When you’ve been injured and your own insurance company pays for your medical expenses, the company may ask you some questions or even investigate the way you were injured to determine if and how their payment to you can be recovered. The company may ask you if you’ve spoken with an attorney or if you are considering a personal injury lawsuit. Insurance companies, however, are not the only parties with legal subrogation rights.
WHAT OTHER ENTITIES HAVE SUBROGATION RIGHTS?
Most injury- or disability-based state and federal government benefit programs mandate reimbursement from the person or persons responsible for the original injury to the benefit recipient. Workers’ compensation, Medicare, the Veterans Administration, and most state assistance programs usually have legal subrogation rights and routinely pursue subrogation claims.
Subrogation seems fair and simple enough, but subrogation matters can become legally quite complicated, particularly when a personal injury lawsuit against a third party is settled out of court. The injury victim or the collateral source provider may settle part or all of their claims. However, such settlements may impact an injury victim’s right to receive continuing benefits or a collateral source’s obligation to continue paying benefits. In most of these cases, the non-settling party must be adequately notified of any impending settlement.
Here’s another example: Let’s suppose that you are injured at work because the safety equipment you were using was defective. You begin receiving workers’ compensation benefits, but you also file a third-party product liability lawsuit against the safety equipment manufacturer, who chooses to settle quickly to avoid publicity. Any portion of a settlement or a jury award that covers losses already paid by workers’ compensation will have to be refunded to the employer asserting a subrogation right.
In the state of Florida, subrogation in some cases can become intricately complicated. If you are injured by negligence in central Florida – or if you are already receiving benefits from a source other than the party that injured you – arrange to speak with an Orlando personal injury lawyer who routinely handles cases where subrogation issues emerge. If you are receiving compensation from a collateral source, your attorney can help you to understand the subrogation issues and the impact they may have on a personal injury lawsuit.
WHAT ONE FACT DOES EVERY DRIVER NEED TO UNDERSTAND?
One point about subrogation is critical for every driver to understand. If you are injured by another driver’s negligence in a traffic accident, do not sign or agree to any settlement with the other driver’s insurance company without having the counsel of an experienced injury attorney. Some companies will try to have you sign a settlement that includes a waiver of subrogation clause to prevent your insurance company from asserting its subrogation rights. If you waive subrogation, your insurer may deny your claim because it will be unable to obtain reimbursement.

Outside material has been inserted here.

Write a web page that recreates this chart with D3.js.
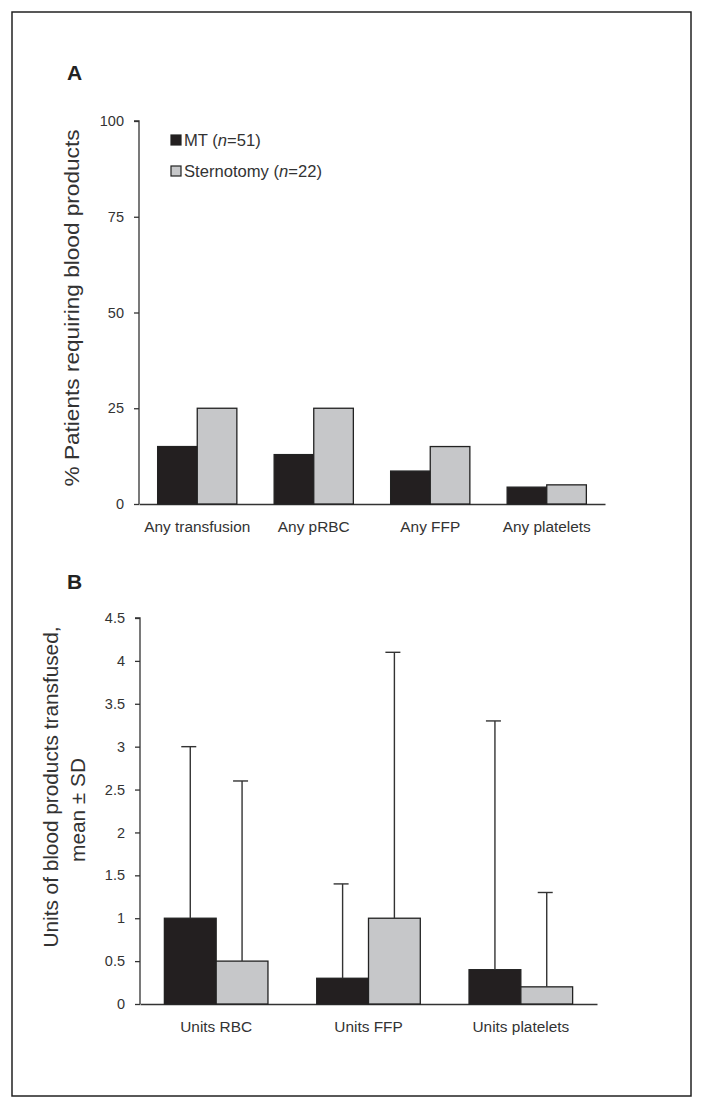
<!DOCTYPE html>
<html>
<head>
<meta charset="utf-8">
<script src="https://cdn.jsdelivr.net/npm/d3@7"></script>
<style>
  html, body { margin: 0; padding: 0; background: #fff; }
  svg { display: block; font-family: "Liberation Sans", Arial, sans-serif; }
</style>
</head>
<body>
<svg id="chart" width="704" height="1109"></svg>
<script>
// ---------- Data ----------
const seriesNames = ["MT", "Sternotomy"];
const seriesN = [51, 22];
const seriesColors = ["#231f20", "#c6c7c9"];

// Panel A
const catsA = ["Any transfusion", "Any pRBC", "Any FFP", "Any platelets"];
const mtA = [15, 12.9, 8.6, 4.4];
const sternA = [25, 25, 15, 5];
const ticksA = [0, 25, 50, 75, 100];

// Panel B
const catsB = ["Units RBC", "Units FFP", "Units platelets"];
const mtB = [1.0, 0.3, 0.4];
const sternB = [0.5, 1.0, 0.2];
const mtB_upper = [3.0, 1.4, 3.3];
const sternB_upper = [2.6, 4.1, 1.3];
const ticksB = [0, 0.5, 1, 1.5, 2, 2.5, 3, 3.5, 4, 4.5];

// ---------- Drawing ----------
const svg = d3.select("#chart");
const textColor = "#333";
const fontTick = 14.5;
const fontCat = 15.4;

// Border
svg.append("rect").attr("x", 12).attr("y", 12).attr("width", 679).attr("height", 1084)
  .attr("fill", "none").attr("stroke", "#222").attr("stroke-width", 1.5);

function panel(opts) {
  const { cats, s1, s2, ticks, domainMax, x0, x1, yTop, yBottom, fmt } = opts;
  const g = svg.append("g");
  const x = d3.scaleBand().domain(cats).range([x0, x1]).padding(0);
  const bw = x.bandwidth();
  const inner = d3.scaleBand().domain([0, 1]).range([bw * 0.16, bw * 0.84]).padding(0);
  const y = d3.scaleLinear().domain([0, domainMax]).range([yBottom, yTop]);

  // y axis
  const yAxis = d3.axisLeft(y).tickValues(ticks).tickSize(5).tickPadding(10).tickFormat(fmt);
  const ya = g.append("g").attr("transform", `translate(${x0},0)`).call(yAxis);
  ya.select(".domain").attr("stroke", "#333").attr("stroke-width", 1.3).attr("d", `M-5,${yTop}H0V${yBottom}`);
  ya.selectAll(".tick line").attr("stroke", "#333").attr("stroke-width", 1.3);
  ya.selectAll(".tick text").attr("fill", textColor).attr("font-size", fontTick)
    .attr("font-family", "Liberation Sans, Arial, sans-serif");

  // x axis
  const xAxis = d3.axisBottom(x).tickSize(0).tickPadding(17);
  const xa = g.append("g").attr("transform", `translate(0,${yBottom})`).call(xAxis);
  xa.select(".domain").attr("stroke", "#333").attr("stroke-width", 1.3);
  xa.selectAll(".tick text").attr("fill", textColor).attr("font-size", fontCat)
    .attr("font-family", "Liberation Sans, Arial, sans-serif");

  const series = [s1, s2];
  series.forEach((vals, si) => {
    g.append("g").selectAll("rect").data(cats).join("rect")
      .attr("x", c => x(c) + inner(si))
      .attr("y", (c, i) => y(vals[i]))
      .attr("width", inner.bandwidth())
      .attr("height", (c, i) => yBottom - y(vals[i]))
      .attr("fill", seriesColors[si])
      .attr("stroke", "#222").attr("stroke-width", 1.3);
  });
  return { g, x, y, inner };
}

// Panel A
const pA = panel({ cats: catsA, s1: mtA, s2: sternA, ticks: ticksA, domainMax: 100,
  x0: 139, x1: 605, yTop: 121, yBottom: 504, fmt: d3.format("d") });

svg.append("text").attr("x", 67).attr("y", 80).text("A")
  .attr("font-size", 21).attr("font-weight", "bold").attr("fill", "#222");

svg.append("text")
  .attr("transform", "translate(79,308) rotate(-90)")
  .attr("text-anchor", "middle").attr("font-size", 20).attr("fill", textColor)
  .attr("textLength", 357).attr("lengthAdjust", "spacingAndGlyphs")
  .text("% Patients requiring blood products");

// Legend
const legend = svg.append("g");
seriesNames.forEach((name, i) => {
  const ly = 135 + i * 31;
  legend.append("rect").attr("x", 171).attr("y", ly).attr("width", 10).attr("height", 10)
    .attr("fill", seriesColors[i]).attr("stroke", "#222").attr("stroke-width", 1.2);
  const t = legend.append("text").attr("x", 184).attr("y", ly + 11)
    .attr("font-size", 16.6).attr("fill", textColor);
  t.append("tspan").text(name + " (");
  t.append("tspan").attr("font-style", "italic").text("n");
  t.append("tspan").text("=" + seriesN[i] + ")");
});

// Panel B
const pB = panel({ cats: catsB, s1: mtB, s2: sternB, ticks: ticksB, domainMax: 4.5,
  x0: 140, x1: 597, yTop: 618, yBottom: 1004, fmt: d => d3.format("")(d) });

// Error bars (upward only)
[[mtB, mtB_upper], [sternB, sternB_upper]].forEach(([vals, ups], si) => {
  const eg = pB.g.append("g");
  catsB.forEach((c, i) => {
    const cx = pB.x(c) + pB.inner(si) + pB.inner.bandwidth() / 2;
    eg.append("line").attr("x1", cx).attr("x2", cx)
      .attr("y1", pB.y(vals[i])).attr("y2", pB.y(ups[i]))
      .attr("stroke", "#333").attr("stroke-width", 1.4);
    eg.append("line").attr("x1", cx - 9).attr("x2", cx + 6)
      .attr("y1", pB.y(ups[i])).attr("y2", pB.y(ups[i]))
      .attr("stroke", "#333").attr("stroke-width", 1.4);
  });
});

svg.append("text").attr("x", 67).attr("y", 589).text("B")
  .attr("font-size", 21).attr("font-weight", "bold").attr("fill", "#222");

svg.append("text")
  .attr("transform", "translate(58,787) rotate(-90)")
  .attr("text-anchor", "middle").attr("font-size", 20.8).attr("fill", textColor)
  .attr("textLength", 321).attr("lengthAdjust", "spacingAndGlyphs")
  .text("Units of blood products transfused,");
svg.append("text")
  .attr("transform", "translate(85,810) rotate(-90)")
  .attr("text-anchor", "middle").attr("font-size", 20.8).attr("fill", textColor)
  .text("mean ± SD");
</script>
</body>
</html>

In some cases, an injury victim may simply be notified that his or her insurance company is pursuing subrogation and then hear little about it afterward. However, injury victims should know that if their insurance company tries to recover costs, they must try to recover the cost of your deductible and refund it to you if they succeed. Many insurance policies actually compel policyholders to cooperate with the company’s pursuit of its subrogation rights should the issue emerge.
Every state is different regarding precisely how and when collateral sources may assert their subrogation rights and how those rights can impact third party lawsuits. If you have been injured by another person’s negligence, sometimes a number of different parties will claim subrogation rights, and you will very much need the help of a good personal injury attorney familiar with the subrogation laws of your own state.